Today, the Knights of Columbus is an insurance company, using premiums for charitable causes, as well as a worldwide fraternity of 1.9 million members.
Andrew Walther is vice president for communications for the K of C and co-author with his wife, Maureen Walther, of “The Knights of Columbus: An Illustrated History,” published in March. He said the K of C is “an organization that I think has had an outsized impact on numerous historical events in the world.”
That included providing religious and social services, as well as supplies, to servicemen and fighting racial discrimination.
The Knights began the campaign that added “under God” to the Pledge of Allegiance in 1954.
Walther said McGivney, who was born in Waterbury, served in Connecticut “at a time when Catholics were no particularly looked upon with great favor” and when St. Mary Church made a controversial statement by building “a Catholic church on an aristocratic, non-Catholic street,” Hillhouse Avenue.
McGivney understood that to get ahead, men had to join social organizations, some of which were anti-Catholic, Walther said. They “promised some degree of social advancement” but the men had to give up their faith. The Knights promised a network of like-minded Catholics.
“Today is a day of just great joy . ... This is something that so many of us, not only in New Haven but beyond, have had in our hearts” The Rev. John Paul Walker, pastor of St. Mary Church
“Father McGivney wanted to keep people connected to the love of God and their faith” and to promote Christian charity. “This also helped to keep these families together,” Walther said.

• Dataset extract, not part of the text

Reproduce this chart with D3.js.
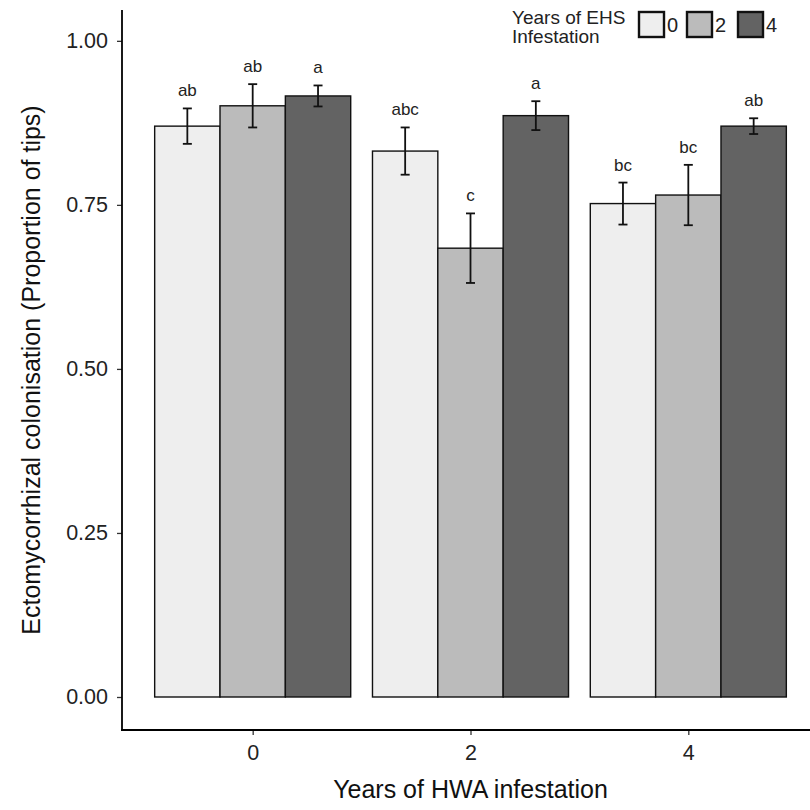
<!DOCTYPE html>
<html>
<head>
<meta charset="utf-8">
<script src="https://cdn.jsdelivr.net/npm/d3@7"></script>
<style>
  html, body { margin: 0; padding: 0; background: #fff; }
  svg { display: block; font-family: "Liberation Sans", Arial, Helvetica, sans-serif; }
</style>
</head>
<body>
<svg id="chart" width="810" height="810"></svg>
<script>
// ---- data ----
const hwaYears = ["0", "2", "4"];           // x categories (Years of HWA infestation)
const ehsYears = ["0", "2", "4"];           // fill groups (Years of EHS infestation)
const meanEHS0 = [0.870, 0.832, 0.752];
const meanEHS2 = [0.901, 0.684, 0.765];
const meanEHS4 = [0.916, 0.886, 0.870];
const seEHS0 = [0.027, 0.036, 0.032];
const seEHS2 = [0.033, 0.053, 0.046];
const seEHS4 = [0.016, 0.022, 0.012];
const lettersEHS0 = ["ab", "abc", "bc"];
const lettersEHS2 = ["ab", "c", "bc"];
const lettersEHS4 = ["a", "a", "ab"];
const yTicks = [0, 0.25, 0.5, 0.75, 1.0];
const fillColors = ["#eeeeee", "#bbbbbb", "#636363"];

const means = [meanEHS0, meanEHS2, meanEHS4];
const ses = [seEHS0, seEHS2, seEHS4];
const letters = [lettersEHS0, lettersEHS2, lettersEHS4];

const rows = [];
hwaYears.forEach((h, i) => {
  ehsYears.forEach((e, j) => {
    rows.push({ hwa: h, ehs: e, mean: means[j][i], se: ses[j][i], letter: letters[j][i], j });
  });
});

// ---- layout ----
const svg = d3.select("#chart");
const panel = { left: 122, right: 819, top: 10, bottom: 730 };

// ggplot-style discrete: centers at 1,2,3 over [0.4, 3.6]
const xc = d3.scaleLinear().domain([0.4, 3.6]).range([panel.left, panel.right]);
const groupWidth = xc(1.9) - xc(1);
const xInner = d3.scaleBand().domain(ehsYears).range([0, groupWidth]);

const y = d3.scaleLinear().domain([-0.0503, 1.047]).range([panel.bottom, panel.top]);

const barX = d => xc(hwaYears.indexOf(d.hwa) + 1) - groupWidth / 2 + xInner(d.ehs);
const cx = d => barX(d) + xInner.bandwidth() / 2;

// bars
const g = svg.append("g");
g.selectAll("rect.bar").data(rows).enter().append("rect")
  .attr("class", "bar")
  .attr("x", barX)
  .attr("width", xInner.bandwidth())
  .attr("y", d => y(d.mean))
  .attr("height", d => y(0) - y(d.mean))
  .attr("fill", d => fillColors[d.j])
  .attr("stroke", "#111")
  .attr("stroke-width", 1.4);

const capW = 4.5;

// error bars
const eb = g.selectAll("g.err").data(rows).enter().append("g").attr("class", "err")
  .attr("stroke", "#111").attr("stroke-width", 1.8);
eb.append("line").attr("x1", cx).attr("x2", cx)
  .attr("y1", d => y(d.mean - d.se)).attr("y2", d => y(d.mean + d.se));
eb.append("line").attr("x1", d => cx(d) - capW).attr("x2", d => cx(d) + capW)
  .attr("y1", d => y(d.mean + d.se)).attr("y2", d => y(d.mean + d.se));
eb.append("line").attr("x1", d => cx(d) - capW).attr("x2", d => cx(d) + capW)
  .attr("y1", d => y(d.mean - d.se)).attr("y2", d => y(d.mean - d.se));

// letters
g.selectAll("text.letter").data(rows).enter().append("text")
  .attr("class", "letter")
  .attr("x", cx)
  .attr("y", d => y(d.mean + d.se) - 12)
  .attr("text-anchor", "middle")
  .attr("font-size", 17)
  .attr("fill", "#222")
  .text(d => d.letter);

// y axis
const yAxis = d3.axisLeft(y).tickValues(yTicks).tickFormat(d3.format(".2f")).tickSize(5).tickPadding(9);
const ya = svg.append("g").attr("transform", `translate(${panel.left},0)`).call(yAxis);
ya.select(".domain").remove();
ya.append("line").attr("x1", 0).attr("x2", 0).attr("y1", panel.top).attr("y2", panel.bottom)
  .attr("stroke", "#000").attr("stroke-width", 1.8);
ya.selectAll(".tick line").attr("stroke", "#333").attr("stroke-width", 1.3);
ya.selectAll(".tick text").attr("font-size", 21.5).attr("fill", "#222")
  .attr("font-family", "Liberation Sans, Arial, sans-serif");

// x axis
const xAxis = d3.axisBottom(xc).tickValues([1, 2, 3]).tickFormat((d, i) => hwaYears[i]).tickSize(5).tickPadding(10);
const xa = svg.append("g").attr("transform", `translate(0,${panel.bottom})`).call(xAxis);
xa.select(".domain").remove();
xa.append("line").attr("x1", panel.left - 1).attr("x2", panel.right).attr("y1", 0).attr("y2", 0)
  .attr("stroke", "#000").attr("stroke-width", 1.8);
xa.selectAll(".tick line").attr("stroke", "#333").attr("stroke-width", 1.3);
xa.selectAll(".tick text").attr("font-size", 21.5).attr("fill", "#222")
  .attr("font-family", "Liberation Sans, Arial, sans-serif");

// axis titles
svg.append("text").attr("x", (panel.left + panel.right) / 2).attr("y", 798)
  .attr("text-anchor", "middle").attr("font-size", 25).attr("fill", "#111")
  .text("Years of HWA infestation");
svg.append("text")
  .attr("transform", `translate(40,${(panel.top + panel.bottom) / 2}) rotate(-90)`)
  .attr("text-anchor", "middle").attr("font-size", 25).attr("fill", "#111")
  .text("Ectomycorrhizal colonisation (Proportion of tips)");

// legend
const lg = svg.append("g").attr("transform", "translate(512,0)");
lg.append("text").attr("x", 0).attr("y", 24).attr("font-size", 19).attr("fill", "#222").text("Years of EHS");
lg.append("text").attr("x", 0).attr("y", 43).attr("font-size", 19).attr("fill", "#222").text("Infestation");
const keyX = [127, 175, 226];
const keys = lg.selectAll("g.key").data(ehsYears).enter().append("g").attr("class", "key")
  .attr("transform", (d, i) => `translate(${keyX[i]},12)`);
keys.append("rect").attr("width", 25).attr("height", 25)
  .attr("fill", (d, i) => fillColors[i]).attr("stroke", "#111").attr("stroke-width", 2.4);
keys.append("text").attr("x", 28).attr("y", 20).attr("font-size", 20).attr("fill", "#222").text(d => d);
</script>
</body>
</html>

Named after the late priest, the McGivney Community Center on Bridgeport’s East Side provides enrichment programs for struggling youth.
“All of us at the McGivney Community Center are delighted at the news from the Vatican on the beatification of Fr. Michael McGivney, continuing his journey to sainthood,” Executive Director Lorraine Gibbons said. “Fr. McGivney and his family have a special connection to St. Charles Borromeo Parish here in Bridgeport, the home of the McGivney Center. Both his younger brothers, also (C)atholic priests, served as beloved pastors of St. Charles Parish. The tremendous work of the center for the neighboring communities today follows the legacy and example of service, compassion and humility set by these wonderful brothers and priests.”
Several founders of the Knights were prominent New Haveners, including Mayor Cornelius Driscoll, the city’s first immigrant mayor, born in County Cork, Ireland, and James T. Mullen, an alderman, fire commissioner and the first supreme knight in the organization, Walther said.
“These were men who radiated both Catholicism and active civic engagement,” Walther said.
McGivney was also personally charitable, acting as a good Samaritan to those in need. He regularly ministered to James “Chip” Smith, convicted of killing a police officer, on death row, blessing him at the scaffold.
St. Mary’s parishioners “literally wept when he was transferred to Thomaston,” Walther said. McGivney served as pastor of St. Thomas Church until his death.